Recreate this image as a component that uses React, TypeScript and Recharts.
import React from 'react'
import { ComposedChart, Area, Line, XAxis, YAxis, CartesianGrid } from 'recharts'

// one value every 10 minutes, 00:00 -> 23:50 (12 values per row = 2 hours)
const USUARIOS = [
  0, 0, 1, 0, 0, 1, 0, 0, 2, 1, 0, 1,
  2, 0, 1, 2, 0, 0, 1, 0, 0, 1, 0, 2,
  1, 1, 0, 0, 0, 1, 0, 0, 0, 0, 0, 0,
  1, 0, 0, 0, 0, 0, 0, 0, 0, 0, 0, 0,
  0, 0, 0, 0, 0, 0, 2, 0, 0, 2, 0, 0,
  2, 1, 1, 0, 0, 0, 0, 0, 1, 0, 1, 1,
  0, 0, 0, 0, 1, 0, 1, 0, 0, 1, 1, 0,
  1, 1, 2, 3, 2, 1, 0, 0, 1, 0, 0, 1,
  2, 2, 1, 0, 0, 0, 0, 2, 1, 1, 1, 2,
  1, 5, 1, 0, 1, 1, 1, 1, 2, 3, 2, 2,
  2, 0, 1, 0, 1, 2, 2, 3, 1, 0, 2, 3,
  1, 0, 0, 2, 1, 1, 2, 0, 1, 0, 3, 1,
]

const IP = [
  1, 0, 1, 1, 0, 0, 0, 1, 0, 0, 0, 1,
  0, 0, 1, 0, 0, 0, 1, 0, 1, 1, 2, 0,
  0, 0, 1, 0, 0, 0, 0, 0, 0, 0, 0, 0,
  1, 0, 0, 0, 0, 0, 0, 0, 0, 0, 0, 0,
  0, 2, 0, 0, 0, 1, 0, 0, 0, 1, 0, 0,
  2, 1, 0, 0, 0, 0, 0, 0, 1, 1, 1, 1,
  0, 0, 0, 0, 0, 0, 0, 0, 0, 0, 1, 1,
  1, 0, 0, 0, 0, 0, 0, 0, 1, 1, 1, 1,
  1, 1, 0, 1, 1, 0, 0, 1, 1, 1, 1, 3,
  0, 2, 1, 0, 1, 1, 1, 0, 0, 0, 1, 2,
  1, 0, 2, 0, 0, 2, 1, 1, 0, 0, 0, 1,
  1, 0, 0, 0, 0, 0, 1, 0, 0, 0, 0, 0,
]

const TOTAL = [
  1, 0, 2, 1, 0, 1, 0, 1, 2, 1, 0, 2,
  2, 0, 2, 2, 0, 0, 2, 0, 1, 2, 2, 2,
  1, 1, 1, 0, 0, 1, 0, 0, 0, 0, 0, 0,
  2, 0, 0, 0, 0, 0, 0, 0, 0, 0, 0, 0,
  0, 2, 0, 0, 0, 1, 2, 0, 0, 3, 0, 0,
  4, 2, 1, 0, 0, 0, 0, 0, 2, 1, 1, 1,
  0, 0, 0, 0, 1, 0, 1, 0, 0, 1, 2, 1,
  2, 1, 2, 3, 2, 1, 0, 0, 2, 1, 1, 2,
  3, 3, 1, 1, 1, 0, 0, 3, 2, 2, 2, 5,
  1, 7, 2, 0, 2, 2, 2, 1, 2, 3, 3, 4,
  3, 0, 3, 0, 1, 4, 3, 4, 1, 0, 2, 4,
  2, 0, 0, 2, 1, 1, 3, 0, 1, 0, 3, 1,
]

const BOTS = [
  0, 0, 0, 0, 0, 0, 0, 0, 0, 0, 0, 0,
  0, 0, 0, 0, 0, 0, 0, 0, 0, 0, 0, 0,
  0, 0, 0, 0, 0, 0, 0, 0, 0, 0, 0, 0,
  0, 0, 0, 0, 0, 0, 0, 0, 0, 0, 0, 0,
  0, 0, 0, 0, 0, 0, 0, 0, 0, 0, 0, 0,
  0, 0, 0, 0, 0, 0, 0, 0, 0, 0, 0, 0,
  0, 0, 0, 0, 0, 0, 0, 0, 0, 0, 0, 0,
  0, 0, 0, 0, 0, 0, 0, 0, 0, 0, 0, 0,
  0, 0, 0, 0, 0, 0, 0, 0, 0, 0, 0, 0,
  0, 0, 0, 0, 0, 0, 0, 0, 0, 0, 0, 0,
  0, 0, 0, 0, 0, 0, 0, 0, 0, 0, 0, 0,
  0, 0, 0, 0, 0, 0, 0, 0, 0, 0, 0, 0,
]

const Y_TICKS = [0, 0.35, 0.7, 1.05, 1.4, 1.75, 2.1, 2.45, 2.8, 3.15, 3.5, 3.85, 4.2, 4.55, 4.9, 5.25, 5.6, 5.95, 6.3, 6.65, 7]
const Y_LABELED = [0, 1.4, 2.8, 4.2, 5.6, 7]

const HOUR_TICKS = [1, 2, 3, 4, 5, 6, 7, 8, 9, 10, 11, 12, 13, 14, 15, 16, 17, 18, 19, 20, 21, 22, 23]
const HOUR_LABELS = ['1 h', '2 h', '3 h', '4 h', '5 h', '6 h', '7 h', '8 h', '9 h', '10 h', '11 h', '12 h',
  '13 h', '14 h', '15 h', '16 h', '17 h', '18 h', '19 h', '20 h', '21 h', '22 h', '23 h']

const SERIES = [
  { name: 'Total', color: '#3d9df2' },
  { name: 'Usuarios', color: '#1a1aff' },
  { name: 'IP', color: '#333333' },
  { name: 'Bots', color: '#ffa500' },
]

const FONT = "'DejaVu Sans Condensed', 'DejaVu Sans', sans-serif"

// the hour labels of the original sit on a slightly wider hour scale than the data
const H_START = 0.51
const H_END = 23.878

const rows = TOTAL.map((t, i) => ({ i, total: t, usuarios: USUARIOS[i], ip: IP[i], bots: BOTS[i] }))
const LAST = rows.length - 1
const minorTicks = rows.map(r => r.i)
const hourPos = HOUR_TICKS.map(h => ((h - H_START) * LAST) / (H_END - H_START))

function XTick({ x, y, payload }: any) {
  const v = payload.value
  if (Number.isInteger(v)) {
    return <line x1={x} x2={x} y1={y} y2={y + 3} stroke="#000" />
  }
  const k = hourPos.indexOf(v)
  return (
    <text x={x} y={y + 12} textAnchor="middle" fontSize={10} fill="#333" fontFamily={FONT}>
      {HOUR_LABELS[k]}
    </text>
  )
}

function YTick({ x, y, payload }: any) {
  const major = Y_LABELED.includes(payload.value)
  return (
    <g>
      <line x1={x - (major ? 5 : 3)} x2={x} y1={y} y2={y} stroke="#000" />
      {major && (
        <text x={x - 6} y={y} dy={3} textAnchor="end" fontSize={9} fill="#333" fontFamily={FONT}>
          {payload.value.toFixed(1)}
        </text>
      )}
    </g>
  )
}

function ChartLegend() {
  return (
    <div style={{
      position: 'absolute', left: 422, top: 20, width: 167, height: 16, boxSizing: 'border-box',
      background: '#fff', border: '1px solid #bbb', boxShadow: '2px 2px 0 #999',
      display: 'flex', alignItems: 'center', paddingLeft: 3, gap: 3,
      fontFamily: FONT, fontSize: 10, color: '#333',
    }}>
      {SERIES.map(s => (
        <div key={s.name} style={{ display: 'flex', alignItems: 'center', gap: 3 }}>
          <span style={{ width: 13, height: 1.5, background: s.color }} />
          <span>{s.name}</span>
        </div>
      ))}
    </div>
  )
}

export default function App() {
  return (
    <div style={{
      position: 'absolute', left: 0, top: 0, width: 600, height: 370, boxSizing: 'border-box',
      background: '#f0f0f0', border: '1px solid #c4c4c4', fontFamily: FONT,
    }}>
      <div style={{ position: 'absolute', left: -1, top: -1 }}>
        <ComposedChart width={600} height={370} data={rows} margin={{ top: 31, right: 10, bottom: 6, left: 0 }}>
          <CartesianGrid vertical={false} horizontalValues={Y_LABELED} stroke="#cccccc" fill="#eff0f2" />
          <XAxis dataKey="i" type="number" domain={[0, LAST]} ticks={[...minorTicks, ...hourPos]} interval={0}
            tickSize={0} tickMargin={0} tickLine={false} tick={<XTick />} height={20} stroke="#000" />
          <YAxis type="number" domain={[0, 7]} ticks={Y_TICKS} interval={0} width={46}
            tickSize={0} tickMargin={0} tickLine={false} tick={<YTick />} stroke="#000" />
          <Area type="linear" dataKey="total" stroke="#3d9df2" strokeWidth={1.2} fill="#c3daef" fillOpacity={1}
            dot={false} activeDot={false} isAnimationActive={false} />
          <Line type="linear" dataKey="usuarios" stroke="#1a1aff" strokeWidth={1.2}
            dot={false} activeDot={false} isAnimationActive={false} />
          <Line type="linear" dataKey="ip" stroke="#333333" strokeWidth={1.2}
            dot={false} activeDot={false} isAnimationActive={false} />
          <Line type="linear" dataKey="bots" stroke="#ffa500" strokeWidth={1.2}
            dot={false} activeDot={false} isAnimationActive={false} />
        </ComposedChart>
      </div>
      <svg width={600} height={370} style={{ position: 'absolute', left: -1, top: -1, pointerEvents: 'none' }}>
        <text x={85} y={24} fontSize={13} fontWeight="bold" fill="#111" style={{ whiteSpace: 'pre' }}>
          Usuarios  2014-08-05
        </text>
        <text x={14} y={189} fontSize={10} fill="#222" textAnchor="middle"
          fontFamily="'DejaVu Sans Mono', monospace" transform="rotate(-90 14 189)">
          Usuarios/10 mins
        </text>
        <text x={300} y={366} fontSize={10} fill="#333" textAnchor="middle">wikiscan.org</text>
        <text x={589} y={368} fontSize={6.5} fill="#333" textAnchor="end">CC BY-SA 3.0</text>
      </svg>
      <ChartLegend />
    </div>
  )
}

> SET EXERCISE
Quote exactly the lines running from the start of the listing above through the line where "XAxis, YAxis, CartesianGrid" is found, and output no other lines.

> CORRECT OUTPUT
Recreate this image as a component that uses React, TypeScript and Recharts.
import React from 'react'
import { ComposedChart, Area, Line, XAxis, YAxis, CartesianGrid } from 'recharts'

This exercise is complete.